Under Prime Minister Jean-Claude Juncker, the government has also removed bureaucratic impediments that tended to discourage philanthropic giving. For example, the government abolished the formal approval process through the Ministry of Justice for donations made via banks operating within the European Union.
The new tax incentives have certainly helped stimulate philanthropy in Luxembourg, although they are not the main reason why donors give. The Fondation also belongs to the Transnational Giving Europe network, a partnership of foundations in 15 European countries that makes cross-border donations tax deductible. As a result, we can offer tax advantages to donors who live in other European countries, based on the fiscal regime that applies in their country of residence.
Lesson Three: Sell it to the banks
Some 50 private banks operate in Luxembourg today. Historically, many of their clients have wished to engage in active philanthropy by setting up their own foundations but lacked information on how to go about it. Meanwhile, their financial advisers were not actively promoting philanthropy, due to a lack of expertise. The Fondation de Luxembourg was designed to simplify the process of creating and operating a private foundation. This framework also gave bankers the opportunity to strengthen and deepen their client relationships without having to invest heavily in new competencies.

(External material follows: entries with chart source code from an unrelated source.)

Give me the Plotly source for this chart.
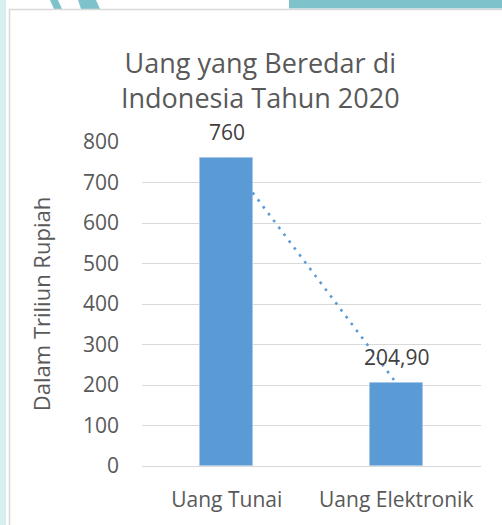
import plotly.graph_objects as go

categories = ['Uang Tunai', 'Uang Elektronik']
values = [760, 204.90]
value_labels = ['760', '204,90']
y_ticks = [0, 100, 200, 300, 400, 500, 600, 700, 800]

W, H = 502, 525
L, R, T, B = 142, 21, 142, 59
PW, PH = W - L - R, H - T - B


def px(x):
    return (x - L) / PW


def py(y):
    return (H - B - y) / PH


bar_color = '#5B9BD5'
font_name = 'Open Sans, Arial, sans-serif'

fig = go.Figure()

fig.add_trace(go.Bar(
    x=categories,
    y=values,
    marker=dict(color=bar_color, line=dict(color='#A9C8E8', width=1)),
    width=0.313,
    hoverinfo='x+y'
))

# linear trendline through both bars
fig.add_trace(go.Scatter(
    x=categories,
    y=values,
    mode='lines',
    line=dict(color=bar_color, width=2.6, dash='2.6px,6px'),
    hoverinfo='skip'
))

for cat, v, lab in zip(categories, values, value_labels):
    fig.add_annotation(
        x=cat, y=v, text=lab, showarrow=False,
        xanchor='center', yanchor='bottom', yshift=10,
        font=dict(family=font_name, size=21, color='#404040')
    )

fig.add_annotation(
    xref='paper', yref='paper', x=px(260), y=py(80),
    text='Uang yang Beredar di<br>Indonesia Tahun 2020',
    showarrow=False, xanchor='center', yanchor='middle', align='center',
    font=dict(family=font_name, size=27, color='#595959')
)

# background decorations and chart frame
shapes = [
    dict(type='rect', xref='paper', yref='paper',
         x0=px(0), x1=px(6), y0=py(530), y1=py(-5),
         fillcolor='#D6EFEF', line=dict(width=0), layer='below'),
    dict(type='rect', xref='paper', yref='paper',
         x0=px(289), x1=px(510), y0=py(8.5), y1=py(-5),
         fillcolor='#7EC3CB', line=dict(width=0), layer='below'),
    dict(type='path', xref='paper', yref='paper',
         path='M {} {} L {} {} L {} {} L {} {} Z'.format(
             px(50), py(0), px(58), py(0), px(62), py(9), px(54), py(9)),
         fillcolor='#7EC3CB', line=dict(width=0), layer='below'),
    dict(type='path', xref='paper', yref='paper',
         path='M {} {} L {} {} L {} {} L {} {} Z'.format(
             px(78), py(0), px(96), py(0), px(100), py(9), px(81), py(9)),
         fillcolor='#7EC3CB', line=dict(width=0), layer='below'),
    dict(type='rect', xref='paper', yref='paper',
         x0=px(9.5), x1=px(515), y0=py(540), y1=py(9.5),
         fillcolor='white', line=dict(color='#D9D9D9', width=1.5), layer='below'),
]

fig.update_layout(
    width=W, height=H,
    margin=dict(l=L, r=R, t=T, b=B, autoexpand=False),
    paper_bgcolor='white',
    plot_bgcolor='rgba(0,0,0,0)',
    showlegend=False,
    shapes=shapes,
    bargap=0,
    font=dict(family=font_name, color='#595959'),
    xaxis=dict(
        showgrid=False, showline=False, zeroline=False, automargin=False,
        ticks='', tickfont=dict(size=21, color='#595959'),
        ticklabelstandoff=19
    ),
    yaxis=dict(
        range=[0, 800], tickvals=y_ticks, automargin=False,
        showgrid=True, gridcolor='#D9D9D9', gridwidth=1.3,
        zeroline=True, zerolinecolor='#D9D9D9', zerolinewidth=1.3,
        showline=False, ticks='',
        tickfont=dict(size=21, color='#595959'),
        ticklabelstandoff=22,
        title=dict(text='Dalam Triliun Rupiah', standoff=26,
                   font=dict(size=22, color='#595959'))
    )
)

# drop the browser's default body margin so the figure sits at the page corner
fig.write_html('out.html', config={'displayModeBar': False},
               post_script="document.body.style.margin='0';")
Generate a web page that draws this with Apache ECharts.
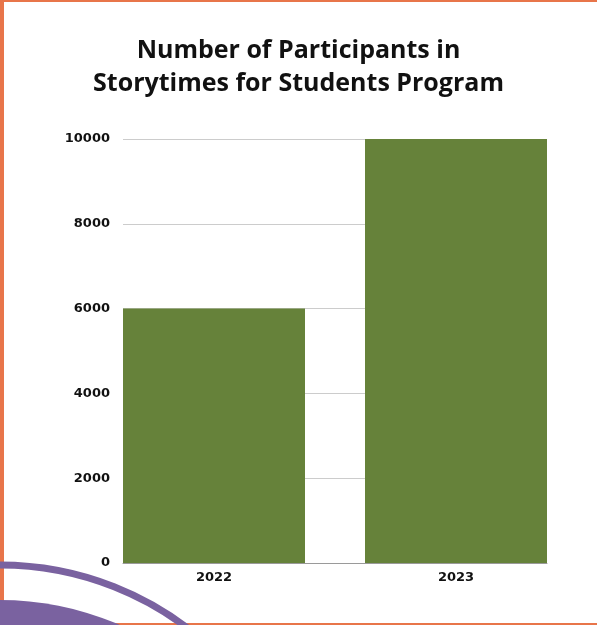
<!DOCTYPE html>
<html>
<head>
<meta charset="utf-8">
<script src="https://cdn.jsdelivr.net/npm/echarts@6/dist/echarts.min.js"></script>
<style>
  html, body { margin: 0; padding: 0; background: #fff; }
  #chart { width: 597px; height: 625px; }
</style>
</head>
<body>
<div id="chart"></div>
<script>
const categories = ['2022', '2023']
const participants = [6000, 10000]
const yTicks = [0, 2000, 4000, 6000, 8000, 10000]

const orange = '#E8754A'
const purple = '#7A62A0'
const green = '#66823A'
const titleFont = 'Open Sans'
const labelFont = 'DejaVu Sans'

const chart = echarts.init(document.getElementById('chart'))

chart.setOption({
  backgroundColor: '#fff',
  animation: false,
  title: {
    text: 'Number of Participants in\nStorytimes for Students Program',
    left: 'center',
    top: 29,
    textStyle: {
      fontFamily: titleFont,
      fontWeight: 'bold',
      fontSize: 25,
      lineHeight: 33,
      color: '#111'
    }
  },
  grid: [
    // bars grid: wider so bars sit flush with the gridline ends
    { left: 93, right: 20, top: 139, bottom: 62 },
    // gridlines / y labels grid
    { left: 123, right: 50, top: 139, bottom: 62 }
  ],
  xAxis: [{
    gridIndex: 0,
    type: 'category',
    data: categories,
    axisLine: { show: false },
    axisTick: { show: false },
    axisLabel: {
      margin: 8,
      fontFamily: labelFont,
      fontWeight: 'bold',
      fontSize: 13,
      color: '#111'
    }
  }, {
    gridIndex: 1,
    type: 'category',
    data: categories,
    axisLine: { show: true, lineStyle: { color: '#9a9a9a', width: 1 } },
    axisTick: { show: false },
    axisLabel: { show: false }
  }],
  yAxis: [{
    gridIndex: 0,
    type: 'value',
    min: yTicks[0],
    max: yTicks[yTicks.length - 1],
    interval: 2000,
    show: false
  }, {
    gridIndex: 1,
    type: 'value',
    min: yTicks[0],
    max: yTicks[yTicks.length - 1],
    interval: 2000,
    axisLine: { show: false },
    axisTick: { show: false },
    splitLine: { lineStyle: { color: '#cccccc', width: 1 } },
    axisLabel: {
      margin: 13,
      padding: [3, 0, 0, 0],
      formatter: v => String(v),
      fontFamily: labelFont,
      fontWeight: 'bold',
      fontSize: 13,
      color: '#111'
    }
  }],
  series: [{
    type: 'bar',
    xAxisIndex: 0,
    yAxisIndex: 0,
    data: participants,
    barWidth: 182,
    itemStyle: { color: green },
    z: 3
  }],
  graphic: [
    // page frame and corner decoration
    { type: 'rect', shape: { x: 0, y: 0, width: 597, height: 2 }, style: { fill: orange }, z: 1 },
    { type: 'rect', shape: { x: 0, y: 0, width: 4, height: 625 }, style: { fill: orange }, z: 1 },
    { type: 'rect', shape: { x: 0, y: 623, width: 597, height: 2 }, style: { fill: orange }, z: 1 },
    { type: 'circle', shape: { cx: 0, cy: 875, r: 310 }, style: { fill: 'none', stroke: purple, lineWidth: 7 }, z: 10 },
    { type: 'circle', shape: { cx: 0, cy: 900, r: 300 }, style: { fill: purple }, z: 10 }
  ]
})
</script>
</body>
</html>
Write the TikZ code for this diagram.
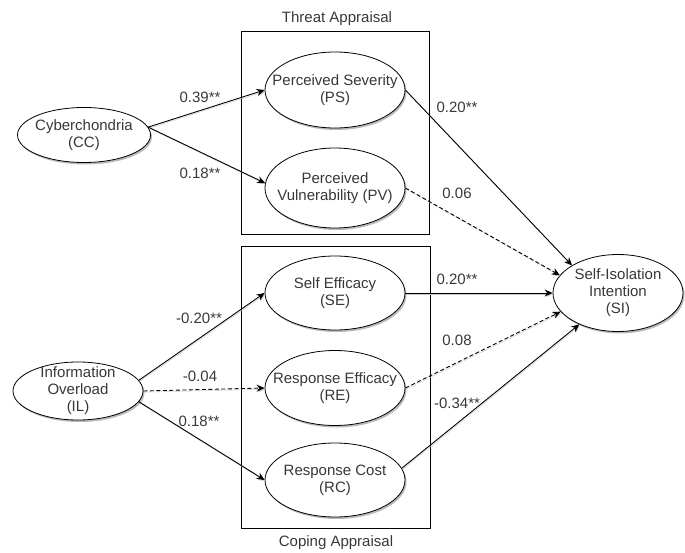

From the very start, it was clear that success depended on close collaboration between the Fondation and the private banks, which were in direct contact with the potential donors. The Fondation launched an educational road-show program for private bankers, hosted regular philanthropy seminars, and created a dedicated training program designed to teach private bankers the basics of philanthropy and encourage them to discuss philanthropy options with their clients.
Many private bankers were initially hesitant because they thought philanthropy meant assets leaving the bank. Over time, client-relationship managers started to realize that discussing philanthropy brought them closer to their clients. After all, philanthropy relates to issues and causes that are close to clients’ hearts. It is also a very private matter that speaks to the client’s family history, personal values, and life story. Far from threatening their core business, many private bankers in Luxembourg have found that helping clients pursue philanthropic goals actually winds up strengthening client relationships.
By sponsoring the Fondation de Luxembourg, the government acknowledged the importance of private philanthropy in achieving important social goals. The initiative identified private philanthropy as a vital complement to the Luxembourg international-aid budget, one of the Organisation for Economic Co-operation and Development’s largest, at 1 percent of GDP.
Could the Luxembourg model of philanthropy work in other countries? The answer is yes, certainly. It should be especially interesting to international financial centers where there is an opportunity to leverage a wealthy private-banking clientele. International banking centers typically offer significant expertise in cross-border legal, financial, and tax issues. They are therefore attractive to international philanthropists seeking to establish their foundations in jurisdictions where they feel secure.
We have already held discussions with both the City of London and Lichtenstein, where the Fondation de Luxembourg model is seen as a competitive differentiator. In the future, we hope to see similar public-private initiatives in countries around the world.